API and middleware design patterns that support governed SaaS purchasing
SaaS procurement governance is fundamentally an integration problem. The workflow touches request systems, ERP, vendor management, contract repositories, identity platforms, expense systems, and collaboration tools. Direct point-to-point integrations can work for a small environment, but they become brittle when approval logic changes, ERP instances differ by region, or new SaaS management tools are introduced.
A middleware-centric architecture provides better resilience and governance. Canonical data models can standardize vendor, contract, requester, cost center, and subscription objects. API gateways can secure access to procurement services. Event brokers can publish status changes such as request approved, contract signed, purchase order created, or renewal review due. This supports both synchronous approval actions and asynchronous downstream processing.
| Integration Pattern | Best Use Case | Governance Benefit |
|---|---|---|
| REST API orchestration | Real-time approval and ERP validation | Immediate policy enforcement and status visibility |
| iPaaS connectors | Cloud-to-cloud procurement and finance integration | Faster deployment with lower custom code |
| Event-driven messaging | Renewals, provisioning, and audit notifications | Loose coupling and scalable process automation |
| Master data synchronization | Supplier, cost center, and contract consistency | Reduced duplicate records and reconciliation effort |
| API gateway with policy controls | Secure exposure of procurement services | Centralized authentication, logging, and throttling |
How AI workflow automation improves procurement governance
AI workflow automation is most effective in SaaS procurement when it augments governance rather than bypassing it. Enterprises can use AI to classify incoming requests, detect likely duplicates, summarize vendor risk responses, identify missing contract fields, recommend approvers based on historical patterns, and flag subscriptions that appear underutilized before renewal.
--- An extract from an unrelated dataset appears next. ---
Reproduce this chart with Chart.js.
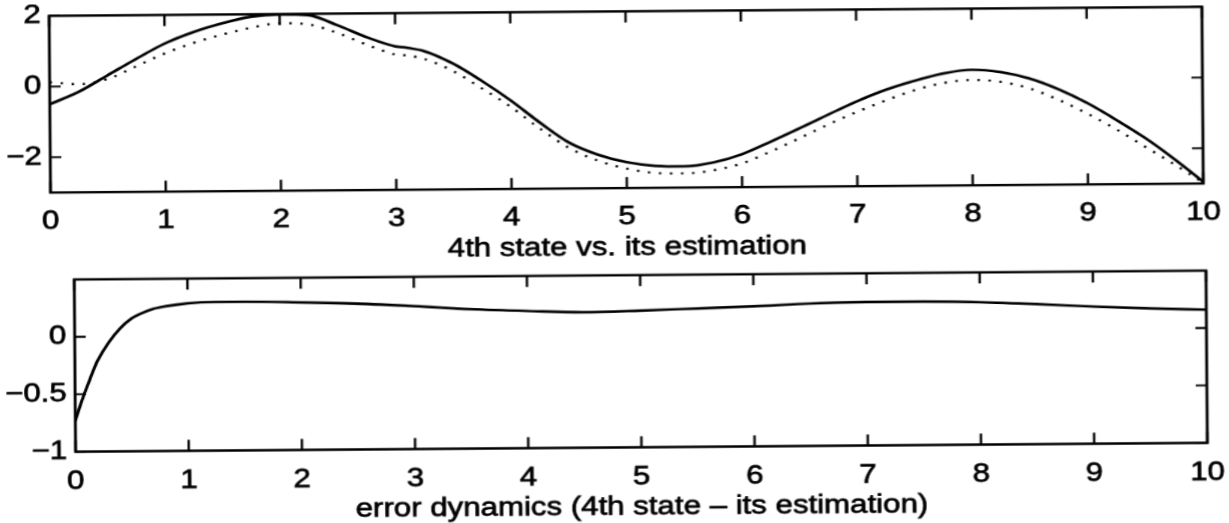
<!DOCTYPE html>
<html>
<head>
<meta charset="utf-8">
<script src="https://cdn.jsdelivr.net/npm/chart.js@4.4.1/dist/chart.umd.min.js"></script>
<style>
  html, body { margin: 0; padding: 0; background: #fff; }
  #page { position: relative; width: 1229px; height: 523px; overflow: hidden; background: #fff; }
  #tilt { position: absolute; left: 0; top: 0; width: 1229px; height: 523px; transform: rotate(-0.45deg); }
  #wide { position: absolute; left: 0; top: 0; width: 1024px; height: 523px; transform: scaleX(1.2); transform-origin: 0 0; }
  #wide canvas { position: absolute; left: 0; top: 0; }
</style>
</head>
<body>
<div id="page">
  <div id="tilt">
    <div id="wide">
      <canvas id="stateChart" width="1024" height="523"></canvas>
      <canvas id="errorChart" width="1024" height="523"></canvas>
    </div>
  </div>
</div>
<script>
// time axis ticks shared by both panels
const xTicks = [0, 1, 2, 3, 4, 5, 6, 7, 8, 9, 10];
const stateTicks = [-2, 0, 2];
const errorTicks = [-1, -0.5, 0];

// 4th state (solid) and its estimate (dotted)
const tState = [0, 0.25, 0.5, 0.75, 1, 1.25, 1.5, 1.75, 2, 2.25, 2.5, 2.75, 3, 3.1, 3.25, 3.5, 3.75,
  4, 4.25, 4.5, 4.75, 5, 5.25, 5.5, 5.75, 6, 6.25, 6.5, 6.75, 7, 7.25, 7.5, 7.75,
  8, 8.25, 8.5, 8.75, 9, 9.25, 9.5, 9.75, 10];
const stateVals = [-0.5, -0.16, 0.30, 0.76, 1.19, 1.51, 1.75, 1.93, 1.99, 1.96, 1.67, 1.33, 1.06, 1.02, 0.92, 0.56, 0.06,
  -0.5, -1.13, -1.7, -2.05, -2.27, -2.38, -2.4, -2.3, -2.07, -1.72, -1.35, -0.97, -0.6, -0.28, -0.03, 0.17,
  0.27, 0.2, 0.01, -0.3, -0.7, -1.18, -1.7, -2.3, -2.95];
const estVals = [0.12, 0.06, 0.2, 0.55, 0.91, 1.2, 1.43, 1.62, 1.74, 1.7, 1.45, 1.12, 0.83, 0.8, 0.7, 0.35, -0.15,
  -0.68, -1.3, -1.85, -2.22, -2.45, -2.58, -2.6, -2.52, -2.33, -2.0, -1.63, -1.25, -0.9, -0.58, -0.3, -0.1,
  -0.02, -0.08, -0.27, -0.6, -1.0, -1.45, -1.95, -2.45, -2.98];

// estimation error
const tError = [0, 0.04, 0.08, 0.12, 0.16, 0.2, 0.3, 0.4, 0.5, 0.6, 0.7, 0.8, 1, 1.25, 1.5, 2, 2.5,
  3, 3.5, 4, 4.5, 5, 5.5, 6, 6.5, 7, 7.5, 8, 8.5, 9, 9.5, 10];
const errorVals = [-0.73, -0.61, -0.5, -0.4, -0.3, -0.21, -0.05, 0.07, 0.155, 0.205, 0.24, 0.26, 0.285, 0.295, 0.295, 0.285, 0.27,
  0.245, 0.215, 0.195, 0.18, 0.19, 0.205, 0.22, 0.24, 0.25, 0.25, 0.24, 0.22, 0.195, 0.175, 0.16];

const FONT = '"Liberation Sans", Arial, Helvetica, sans-serif';
Chart.defaults.font.family = FONT;
Chart.defaults.font.size = 26;
Chart.defaults.color = '#000';

const toPoints = (xs, ys) => xs.map((x, i) => ({x: x, y: ys[i]}));
const fmt = v => String(v).replace('-', '\u2212');

// box around the plot area with inward ticks on all four sides, plus the caption below
const framePlugin = {
  id: 'frame',
  afterDatasetsDraw(chart) {
    const {ctx, chartArea: a} = chart;
    const {x, y} = chart.scales;
    ctx.save();
    ctx.strokeStyle = '#000';
    ctx.lineWidth = 2.4;
    ctx.strokeRect(a.left, a.top, a.right - a.left, a.bottom - a.top);
    ctx.beginPath();
    x.ticks.forEach(t => {
      const px = x.getPixelForValue(t.value);
      ctx.moveTo(px, a.bottom); ctx.lineTo(px, a.bottom - 11);
      ctx.moveTo(px, a.top); ctx.lineTo(px, a.top + 11);
    });
    y.ticks.forEach(t => {
      const py = y.getPixelForValue(t.value);
      ctx.moveTo(a.left, py); ctx.lineTo(a.left + 9.2, py);
      ctx.moveTo(a.right, py); ctx.lineTo(a.right - 9.2, py);
    });
    ctx.lineWidth = 2;
    ctx.stroke();
    ctx.restore();
  },
  afterDraw(chart, args, opts) {
    const {ctx, chartArea: a} = chart;
    ctx.save();
    ctx.font = '26px ' + FONT;
    ctx.textAlign = 'center';
    ctx.textBaseline = 'middle';
    ctx.fillStyle = '#000';
    ctx.strokeStyle = '#000';
    ctx.lineWidth = 0.7;
    const cx = (a.left + a.right) / 2;
    const cy = a.bottom + 59.8;
    ctx.fillText(opts.text, cx, cy);
    ctx.strokeText(opts.text, cx, cy);
    ctx.restore();
  }
};

function makeOptions(p) {
  return {
    responsive: false,
    animation: false,
    devicePixelRatio: 1.2,
    layout: {padding: {left: 0, right: p.right, top: p.top, bottom: p.bottom}},
    plugins: {legend: {display: false}, tooltip: {enabled: false}, frame: {text: p.title}},
    scales: {
      x: {
        type: 'linear', min: 0, max: 10,
        grid: {display: false, drawTicks: false},
        border: {display: false},
        afterBuildTicks: s => { s.ticks = xTicks.map(v => ({value: v})); },
        afterFit: s => { s.height = p.xHeight; s.paddingLeft = 0; s.paddingRight = 0; },
        ticks: {padding: p.xPad, maxRotation: 0, autoSkip: false, callback: v => fmt(v),
          textStrokeColor: '#000', textStrokeWidth: 0.7}
      },
      y: {
        type: 'linear', min: p.yMin, max: p.yMax,
        grid: {display: false, drawTicks: false},
        border: {display: false},
        afterBuildTicks: s => { s.ticks = p.yTicks.map(v => ({value: v})); },
        afterFit: s => { s.width = p.left; s.paddingTop = 0; s.paddingBottom = 0; },
        ticks: {padding: 7, callback: v => fmt(v), textStrokeColor: '#000', textStrokeWidth: 0.7}
      }
    }
  };
}

new Chart(document.getElementById('stateChart'), {
  type: 'line',
  data: {
    datasets: [
      {data: toPoints(tState, stateVals), borderColor: '#000', borderWidth: 2.6, pointRadius: 0,
        cubicInterpolationMode: 'monotone'},
      {data: toPoints(tState, estVals), borderColor: '#000', borderWidth: 2.2, borderDash: [2, 7.2], pointRadius: 0,
        cubicInterpolationMode: 'monotone'}
    ]
  },
  options: makeOptions({
    left: 42.5, right: 21.5, top: 11.4, bottom: 523 - 187.9 - 75.2,
    xHeight: 75.2, xPad: 13.5, yMin: -3, yMax: 2, yTicks: stateTicks,
    title: '4th state vs. its estimation'
  }),
  plugins: [framePlugin]
});

new Chart(document.getElementById('errorChart'), {
  type: 'line',
  data: {
    datasets: [
      {data: toPoints(tError, errorVals), borderColor: '#000', borderWidth: 2.6, pointRadius: 0,
        cubicInterpolationMode: 'monotone'}
    ]
  },
  options: makeOptions({
    left: 61.7, right: 19.8, top: 275, bottom: 0.4,
    xHeight: 75.6, xPad: 14.5, yMin: -1, yMax: 0.5, yTicks: errorTicks,
    title: 'error dynamics (4th state \u2013 its estimation)'
  }),
  plugins: [framePlugin]
});
</script>
</body>
</html>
AI can also improve policy enforcement. A model can analyze request descriptions and infer whether customer data, employee data, or regulated information may be involved, then trigger the correct review path. It can compare proposed tools against the existing application portfolio and suggest approved alternatives. In accounts payable, AI can help match invoices to approved SaaS contracts and identify anomalies such as price increases or unauthorized seat expansion.
However, AI recommendations should remain bounded by deterministic controls. Approval authority, spend thresholds, segregation of duties, and legal obligations must stay rule-based and auditable. The strongest operating model combines AI-assisted decision support with policy-driven workflow execution.
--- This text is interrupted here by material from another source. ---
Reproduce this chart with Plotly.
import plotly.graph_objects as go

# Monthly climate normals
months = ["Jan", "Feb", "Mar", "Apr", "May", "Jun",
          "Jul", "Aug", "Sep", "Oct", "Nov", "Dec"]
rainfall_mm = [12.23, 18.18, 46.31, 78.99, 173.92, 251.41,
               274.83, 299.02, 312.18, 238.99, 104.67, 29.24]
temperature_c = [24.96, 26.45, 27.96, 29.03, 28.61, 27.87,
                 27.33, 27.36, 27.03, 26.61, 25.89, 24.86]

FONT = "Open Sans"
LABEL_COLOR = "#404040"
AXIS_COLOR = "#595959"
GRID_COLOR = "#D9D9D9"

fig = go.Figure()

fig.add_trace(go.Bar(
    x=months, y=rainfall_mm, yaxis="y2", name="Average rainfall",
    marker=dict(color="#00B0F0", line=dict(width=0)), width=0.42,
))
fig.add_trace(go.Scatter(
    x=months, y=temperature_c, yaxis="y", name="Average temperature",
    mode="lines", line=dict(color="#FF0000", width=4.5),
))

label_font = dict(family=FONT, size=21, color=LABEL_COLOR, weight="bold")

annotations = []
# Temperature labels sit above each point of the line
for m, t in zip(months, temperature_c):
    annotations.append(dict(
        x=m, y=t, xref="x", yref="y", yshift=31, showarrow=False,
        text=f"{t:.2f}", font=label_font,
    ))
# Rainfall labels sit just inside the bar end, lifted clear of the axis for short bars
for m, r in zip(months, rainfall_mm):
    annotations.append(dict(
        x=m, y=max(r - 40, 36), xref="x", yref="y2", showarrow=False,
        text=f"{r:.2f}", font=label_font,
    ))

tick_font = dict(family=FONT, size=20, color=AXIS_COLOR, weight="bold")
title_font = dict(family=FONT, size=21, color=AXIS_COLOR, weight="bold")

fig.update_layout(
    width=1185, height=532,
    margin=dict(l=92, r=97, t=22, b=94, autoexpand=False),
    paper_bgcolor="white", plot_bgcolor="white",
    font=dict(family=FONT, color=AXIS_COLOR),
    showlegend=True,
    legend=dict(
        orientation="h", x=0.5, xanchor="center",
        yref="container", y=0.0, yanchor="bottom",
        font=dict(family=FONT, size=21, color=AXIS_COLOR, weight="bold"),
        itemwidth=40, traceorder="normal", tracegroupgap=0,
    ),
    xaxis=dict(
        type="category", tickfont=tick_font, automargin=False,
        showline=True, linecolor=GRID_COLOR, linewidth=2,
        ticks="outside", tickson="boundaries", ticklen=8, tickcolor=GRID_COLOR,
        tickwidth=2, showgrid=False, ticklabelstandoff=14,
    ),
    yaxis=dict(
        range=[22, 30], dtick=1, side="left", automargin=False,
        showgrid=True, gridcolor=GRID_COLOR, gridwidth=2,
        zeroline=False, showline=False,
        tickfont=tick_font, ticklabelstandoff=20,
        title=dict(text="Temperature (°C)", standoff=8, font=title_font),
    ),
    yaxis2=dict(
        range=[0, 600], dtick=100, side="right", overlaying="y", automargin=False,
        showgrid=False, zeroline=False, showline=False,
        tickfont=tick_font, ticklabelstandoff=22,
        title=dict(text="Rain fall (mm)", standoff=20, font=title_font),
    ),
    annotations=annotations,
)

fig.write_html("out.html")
A realistic enterprise scenario: controlling decentralized SaaS demand
Consider a global services company with 18 business units, three ERP instances, and more than 900 active SaaS subscriptions. Department heads frequently purchase niche tools for project delivery, customer engagement, and workforce collaboration. Procurement only sees a portion of the spend because many subscriptions are initiated through expense cards or local contracts.
The company implements a governed procurement workflow with a centralized request portal, middleware-based ERP integration, and automated routing to security, architecture, legal, and finance. Requests under a defined threshold for low-risk tools follow a fast-track path. Requests involving customer data, external integrations, or multi-region deployment trigger additional reviews. Approved purchases automatically create ERP requisitions and vendor records where needed.
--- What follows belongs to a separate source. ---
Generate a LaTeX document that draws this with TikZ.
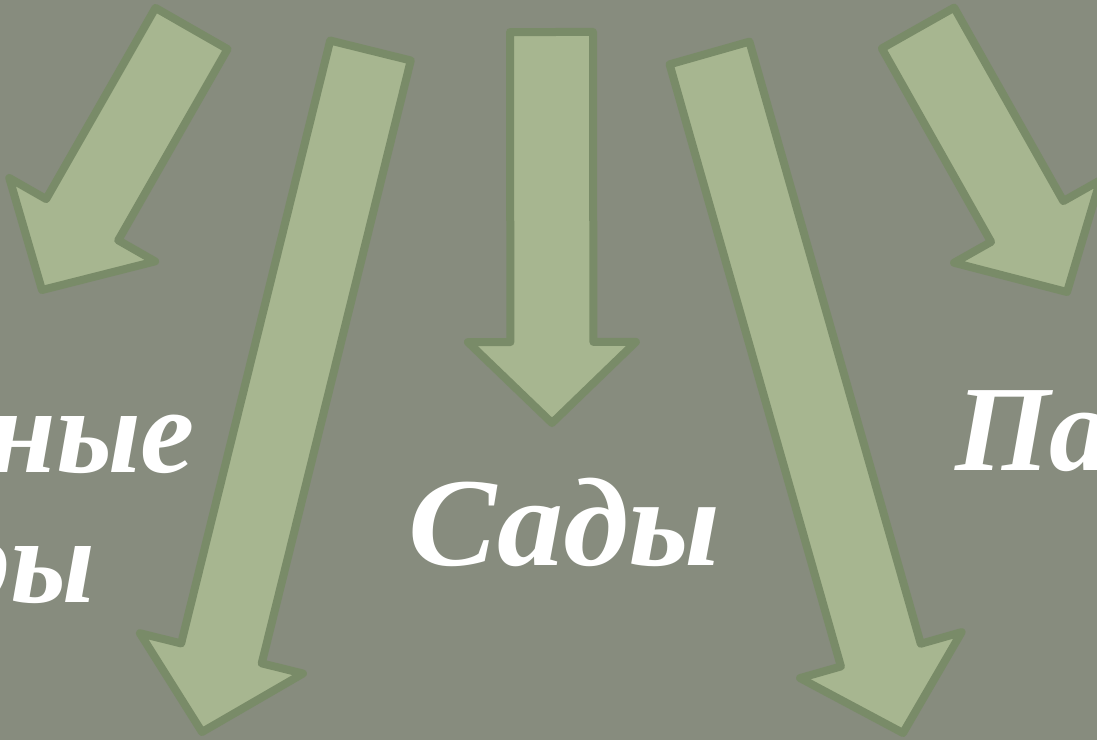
\documentclass[tikz,border=0pt]{standalone}
\usepackage{fontspec}
\setmainfont{Liberation Serif}
\usetikzlibrary{calc}
\definecolor{bgcol}{RGB}{135,140,126}
\definecolor{arrfill}{RGB}{167,182,144}
\definecolor{arrline}{RGB}{121,139,104}
\tikzset{
  arrowbody/.style={fill=arrfill, draw=arrline, line width=8pt, line join=round},
  bigtext/.style={text=white, inner sep=0pt, outer sep=0pt, font=\fontsize{122}{130}\selectfont\bfseries\itshape}
}
\newcommand{\grarrow}[2]{%
  \coordinate (#1-#2-b) at ($(#2)!81pt!(#1)$);
  \draw[arrowbody] ($(#1)!41.5pt!90:(#2)$) -- ($(#1-#2-b)!41.5pt!90:(#2)$) -- ($(#1-#2-b)!84pt!90:(#2)$) -- (#2) -- ($(#1-#2-b)!84pt!-90:(#2)$) -- ($(#1-#2-b)!41.5pt!-90:(#2)$) -- ($(#1)!41.5pt!-90:(#2)$) -- cycle;
}
\begin{document}
\begin{tikzpicture}[x=1pt,y=-1pt]
\fill[bgcol] (0,0) rectangle (1097,740);
\useasboundingbox (0,0) rectangle (1097,740);
% tails and tips
\coordinate (t1) at (191.5,28.5); \coordinate (p1) at (42,290);
\coordinate (t2) at (370.5,50.5); \coordinate (p2) at (202,732);
\coordinate (t3) at (551.5,32);   \coordinate (p3) at (552,423);
\coordinate (t4) at (709.5,53);   \coordinate (p4) at (903,733);
\coordinate (t5) at (918,28);     \coordinate (p5) at (1067,292);
\grarrow{t1}{p1}
\grarrow{t2}{p2}
\grarrow{t3}{p3}
\grarrow{t4}{p4}
\grarrow{t5}{p5}
% labels
\node[bigtext, anchor=base east] (l1a) at (195,472) {ные};
\node[bigtext, anchor=base east] (l1b) at (95,602) {ры};
\node[bigtext, anchor=base west, xscale=1.05, font=\fontsize{126}{130}\selectfont\bfseries\itshape] (l2) at (408,565) {Сады};
\node[bigtext, anchor=base west] (l3) at (955,470) {Па};
\end{tikzpicture}
\end{document}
Within two quarters, the organization reduces duplicate SaaS purchases, shortens average approval cycle time for standard requests, and gains a reliable renewal calendar tied to contract owners and usage data. More importantly, leadership now has a defensible control framework for software spend, data risk, and vendor accountability.
Cloud ERP modernization changes the procurement governance model
As enterprises modernize from legacy ERP to cloud ERP, SaaS procurement governance should be redesigned rather than simply migrated. Legacy purchasing processes often rely on email approvals, static forms, and batch integrations. Cloud ERP platforms support API-first transaction models, embedded analytics, configurable workflows, and stronger master data controls that can materially improve procurement governance.
Modernization creates an opportunity to standardize supplier onboarding, automate purchase requisition creation, expose procurement services through APIs, and align software purchasing with enterprise architecture standards. It also enables better integration with SaaS management platforms, identity governance tools, and cloud financial operations processes.
- Redesign approval logic around risk and spend, not legacy org charts alone
- Use cloud ERP APIs to validate budgets and create purchasing records in real time
- Consolidate vendor and contract master data before scaling automation
- Instrument workflows with audit logs, SLA metrics, and renewal checkpoints
- Integrate identity and provisioning workflows so approved purchases lead to controlled access activation
Governance metrics that executives should monitor
Executive oversight should focus on measurable control outcomes, not just workflow volume. Useful metrics include percentage of SaaS spend under governed workflow, cycle time by request type, duplicate application rate, renewal savings captured, percentage of subscriptions linked to approved contracts, and number of vendors with unresolved security or legal exceptions.
Operations leaders should also monitor integration health. Failed ERP syncs, delayed vendor master creation, broken approval notifications, and provisioning errors can undermine governance even when policy design is sound. Workflow governance is only effective when the underlying system architecture is observable and operationally stable.
Implementation recommendations for enterprise teams
Start by mapping the current SaaS purchasing lifecycle end to end, including informal paths such as expense reimbursement, card-based subscriptions, and local contract execution. Many governance failures occur outside the official procurement process. This baseline is essential for designing realistic controls.
Next, define a target operating model that separates policy ownership from workflow execution. Procurement, finance, security, legal, and enterprise architecture should agree on approval rules, risk tiers, data requirements, and exception handling. Then implement these controls in a workflow platform integrated with ERP and surrounding systems through reusable APIs and middleware services.
Finally, phase deployment by category and risk level. Standardize low-risk, high-volume requests first to demonstrate cycle-time improvement. Then expand into complex categories such as customer data platforms, developer tooling, and region-specific applications. This staged approach reduces change friction while building a scalable governance foundation.